Of course, Berry Gordy wasn’t the only one with an eye toward integration. Southern soul music – much of it recorded in and around Memphis – didn’t just aspire to integration, it practiced it. On any given day in the ’60s you could walk through the doors of Stax, American, or Fame studios and find blacks and whites in creative consortium. Furthermore, Southern soul, as a genre, was primarily a product of the collision between two racially disparate musics – country and R&B.

“I suspect that the reason why inter-racialism was more pronounced in the South was because there was such a long and fruitful tradition of musical friendships across the racial divide, even in defiance of Jim Crow,” Ward says. “I don’t want to romanticize this. There’s little doubt that economic power remained largely in white hands, and the connections between musical fraternization and racial enlightenment are not always simple. Yet the fact is that Southern music has steadfastly refused to obey the color line for centuries.”

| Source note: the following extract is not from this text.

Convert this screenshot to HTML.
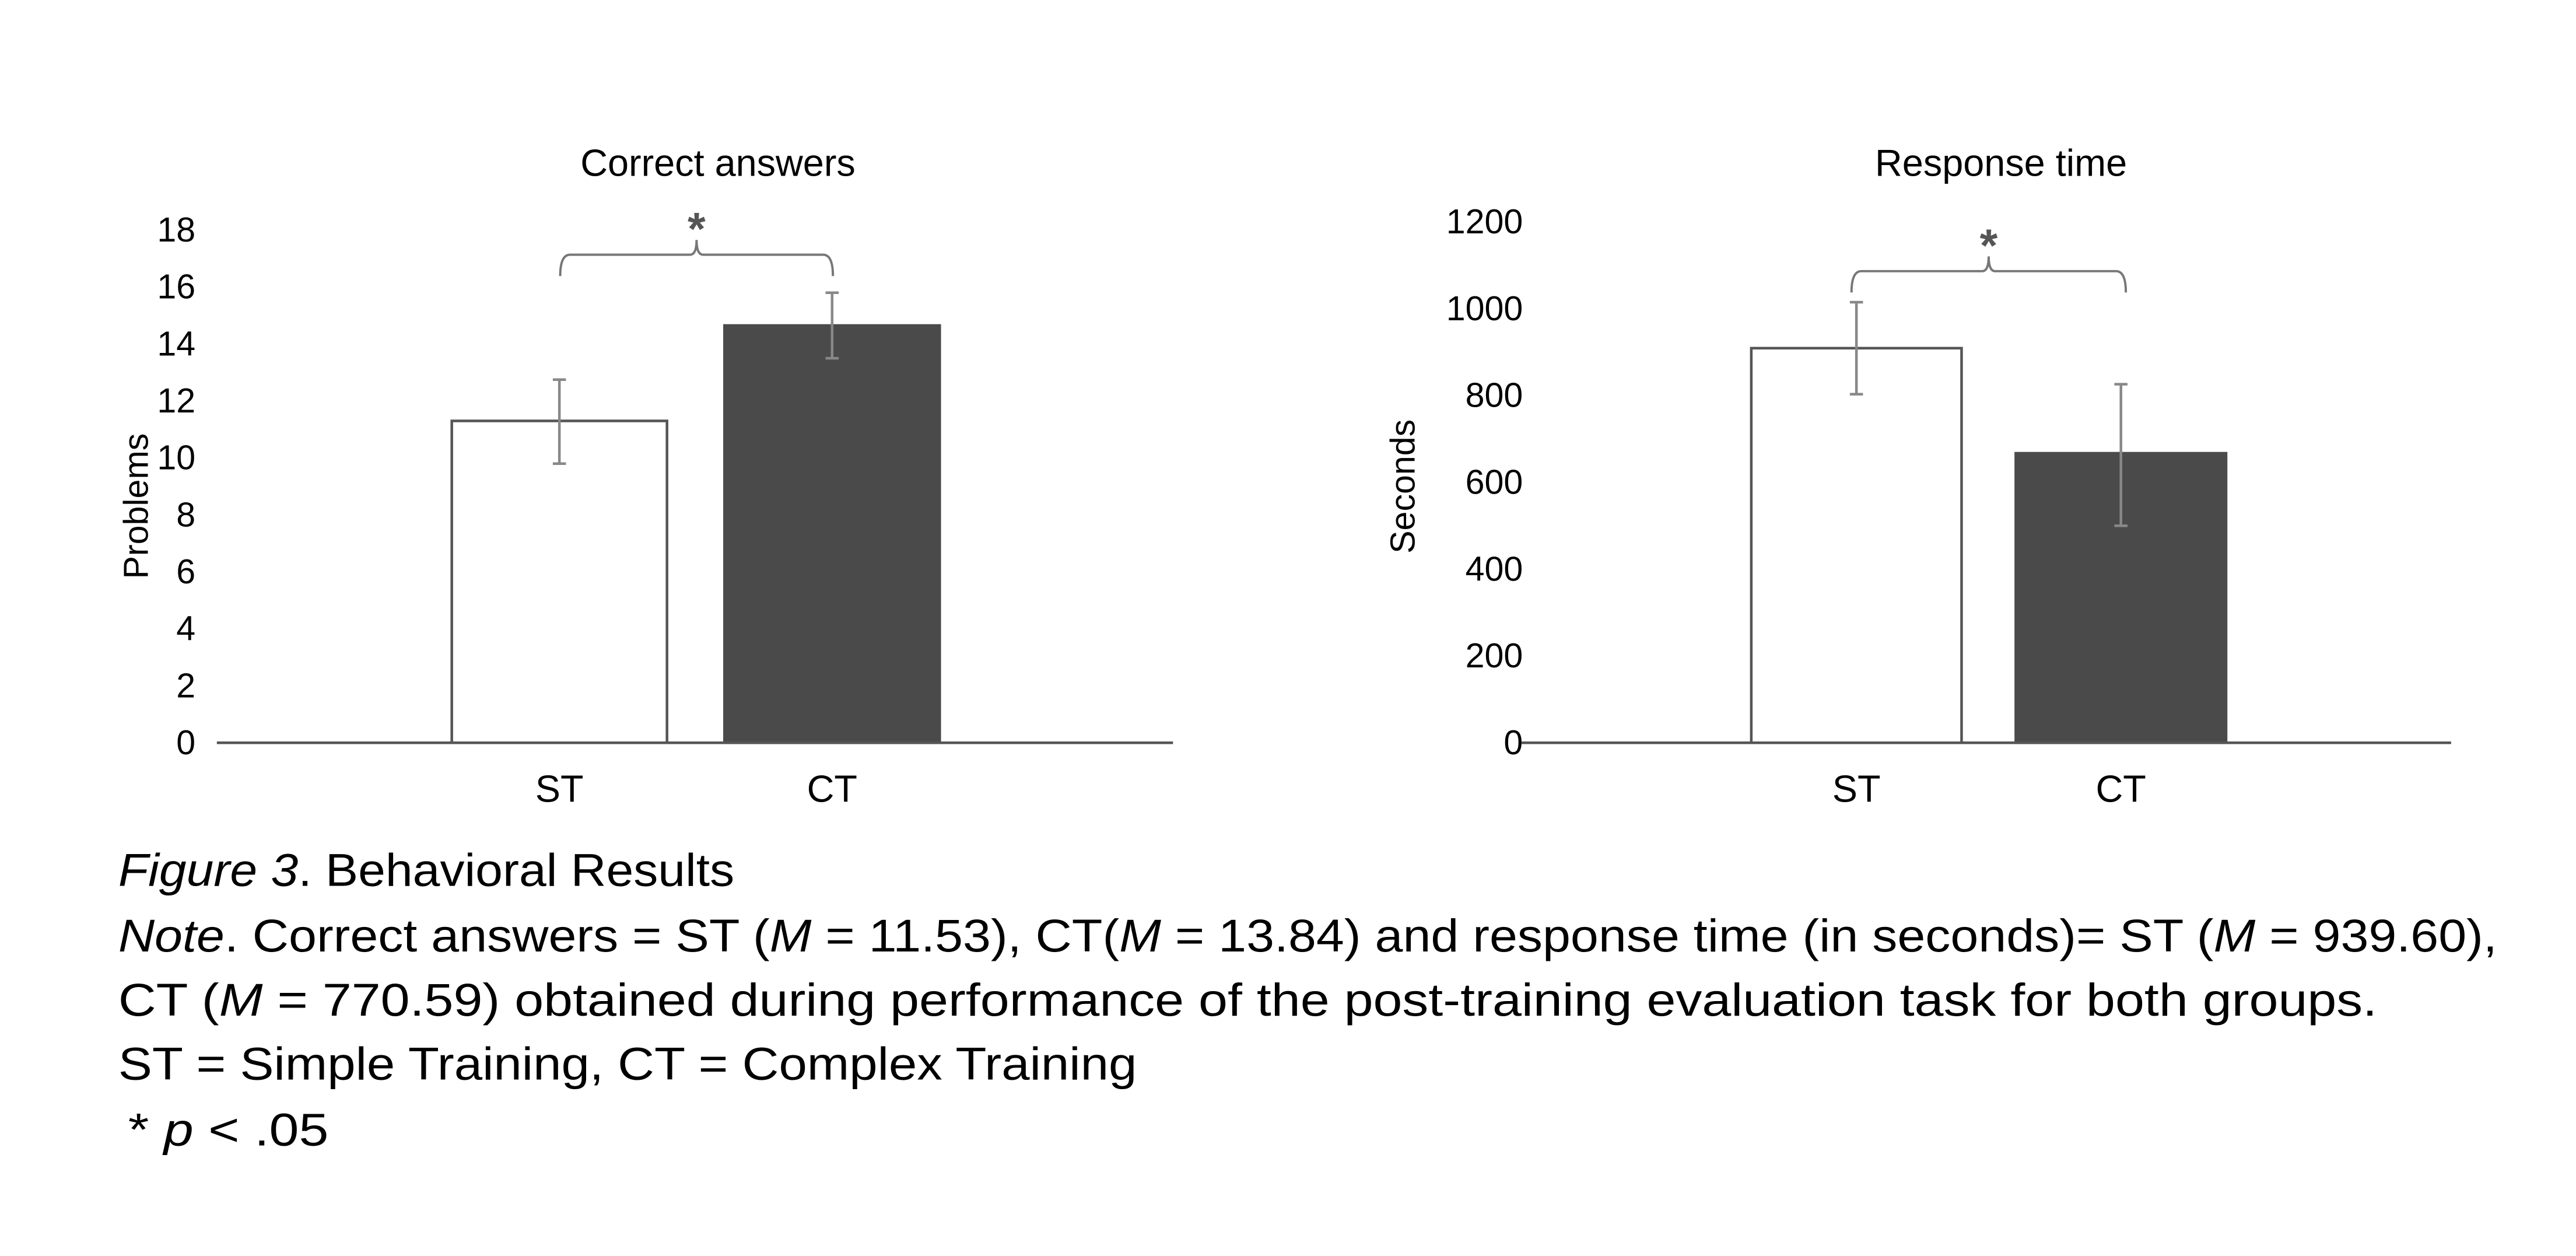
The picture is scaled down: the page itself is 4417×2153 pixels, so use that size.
<!DOCTYPE html>
<html><head><meta charset="utf-8"><style>
html,body{margin:0;padding:0;background:#fff;}
svg{display:block;}
text{font-family:"Liberation Sans",sans-serif;fill:#000;}
</style></head><body>
<svg id="fig" width="4417" height="2153" viewBox="0 0 1568 764.3" xmlns="http://www.w3.org/2000/svg">
<rect width="1568" height="764.3" fill="#fff"/>
<g id="c1"></g>
<g id="c2"></g>
<g font-size="28">
<text x="72" y="539" textLength="375" lengthAdjust="spacingAndGlyphs"><tspan font-style="italic">Figure 3</tspan>. Behavioral Results</text>
<text x="72" y="579" textLength="1448" lengthAdjust="spacingAndGlyphs"><tspan font-style="italic">Note</tspan>. Correct answers = ST (<tspan font-style="italic">M</tspan> = 11.53), CT(<tspan font-style="italic">M</tspan> = 13.84) and response time (in seconds)= ST (<tspan font-style="italic">M</tspan> = 939.60),</text>
<text x="72" y="618" textLength="1375" lengthAdjust="spacingAndGlyphs">CT (<tspan font-style="italic">M</tspan> = 770.59) obtained during performance of the post-training evaluation task for both groups.</text>
<text x="72" y="657" textLength="620" lengthAdjust="spacingAndGlyphs">ST = Simple Training, CT = Complex Training</text>
<text x="78" y="697" textLength="122" lengthAdjust="spacingAndGlyphs">* <tspan font-style="italic">p</tspan> &lt; .05</text>
</g>
</svg>
<script>
const categories = ["ST", "CT"];
const correctValues = [11.3, 14.65];
const correctErrHigh = [12.75, 15.8];
const correctErrLow = [9.8, 13.5];
const correctTicks = [0, 2, 4, 6, 8, 10, 12, 14, 16, 18];
const timeValues = [909, 667];
const timeErrHigh = [1015, 826];
const timeErrLow = [803, 500];
const timeTicks = [0, 200, 400, 600, 800, 1000, 1200];

const NS = "http://www.w3.org/2000/svg";
function mk(parent, tag, attrs) {
  const e = document.createElementNS(NS, tag);
  for (const k in attrs) e.setAttribute(k, attrs[k]);
  parent.appendChild(e);
  return e;
}

function drawChart(g, cfg) {
  const y = v => cfg.y0 - (v - cfg.min) / (cfg.max - cfg.min) * (cfg.y0 - cfg.y1);
  // title
  const t = mk(g, "text", {x: cfg.titleX, y: 107, "font-size": 23, "text-anchor": "middle"});
  t.textContent = cfg.title;
  
  
  // y axis title
  const yt = mk(g, "text", {x: 0, y: 0, "font-size": 21, "text-anchor": "middle", transform: `translate(${cfg.yTitleX},${cfg.yTitleY}) rotate(-90)`});
  yt.textContent = cfg.yTitle;
  
  
  // ticks
  cfg.ticks.forEach(v => {
    const tk = mk(g, "text", {x: cfg.tickX, y: y(v) + 7, "font-size": 21, "text-anchor": "end"});
    tk.textContent = String(v);
    
    
  });
  // bars
  cfg.values.forEach((v, i) => {
    const x = cfg.barX[i];
    const r = mk(g, "rect", {x: x, y: y(v), width: cfg.barW, height: cfg.y0 - y(v),
      fill: i === 0 ? "#fff" : "#4a4a4a", stroke: i === 0 ? "#555" : "#4a4a4a", "stroke-width": 1.6});
    
    
    const cx = x + cfg.barW / 2;
    const eg = mk(g, "g", {stroke: "#888", "stroke-width": 1.6});
    
    
    mk(eg, "line", {x1: cx, x2: cx, y1: y(cfg.hi[i]), y2: y(cfg.lo[i])});
    mk(eg, "line", {x1: cx - 4, x2: cx + 4, y1: y(cfg.hi[i]), y2: y(cfg.hi[i])});
    mk(eg, "line", {x1: cx - 4, x2: cx + 4, y1: y(cfg.lo[i]), y2: y(cfg.lo[i])});
    const xl = mk(g, "text", {x: cx, y: 488, "font-size": 23, "text-anchor": "middle"});
    xl.textContent = categories[i];
    
    
  });
  // axis
  const ax = mk(g, "line", {x1: cfg.axX1, x2: cfg.axX2, y1: cfg.y0, y2: cfg.y0, stroke: "#555", "stroke-width": 1.6});
  
  
  // bracket
  const b = cfg.br, m = (b.x1 + b.x2) / 2;
  const p = mk(g, "path", {d: `M${b.x1},${b.y + 13} Q${b.x1},${b.y} ${b.x1 + 6},${b.y} L${m - 4},${b.y} Q${m},${b.y} ${m},${b.y - 9} Q${m},${b.y} ${m + 4},${b.y} L${b.x2 - 6},${b.y} Q${b.x2},${b.y} ${b.x2},${b.y + 13}`,
    fill: "none", stroke: "#777", "stroke-width": 1.4});
  
  
  const st = mk(g, "text", {x: m, y: b.y - 6, "font-size": 28, "font-weight": "bold", "text-anchor": "middle", fill: "#555", style: "fill:#555"});
  st.textContent = "*";
  
  
}

drawChart(document.getElementById("c1"), {
  title: "Correct answers", titleX: 437, yTitle: "Problems", yTitleX: 90, yTitleY: 308,
  ticks: correctTicks, tickX: 119, min: 0, max: 18, y0: 452, y1: 140,
  values: correctValues, hi: correctErrHigh, lo: correctErrLow,
  barX: [275, 441], barW: 131, axX1: 132, axX2: 714,
  br: {x1: 341, x2: 507, y: 155}
});
drawChart(document.getElementById("c2"), {
  title: "Response time", titleX: 1218, yTitle: "Seconds", yTitleX: 861, yTitleY: 296,
  ticks: timeTicks, tickX: 927, min: 0, max: 1200, y0: 452, y1: 135,
  values: timeValues, hi: timeErrHigh, lo: timeErrLow,
  barX: [1066, 1227], barW: 128, axX1: 926, axX2: 1492,
  br: {x1: 1127, x2: 1294, y: 165}
});
</script>
</body></html>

But what of those who didn’t have tradition on their side? Ward sees them as taking the bravest stance of all.

“I think it is important to acknowledge the bravery of those black and white entertainers who did put themselves and their careers on the line for the Movement before the mid-1960s, and before it became fashionable to do so,” he says. “The folk crew, some jazz artists, Simone, but also the likes of Sammy Davis Jr., Lena Horne, and, above all, Harry Belafonte. He stands head and shoulders above everyone else from the showbiz world in terms of his contribution to the struggle. I may have gone into the project wanting to find that Berry Gordy or Sam Cooke or James Brown secretly funded the movement, but the fact is that it was the likes of Belafonte who acted as angels to the struggle.”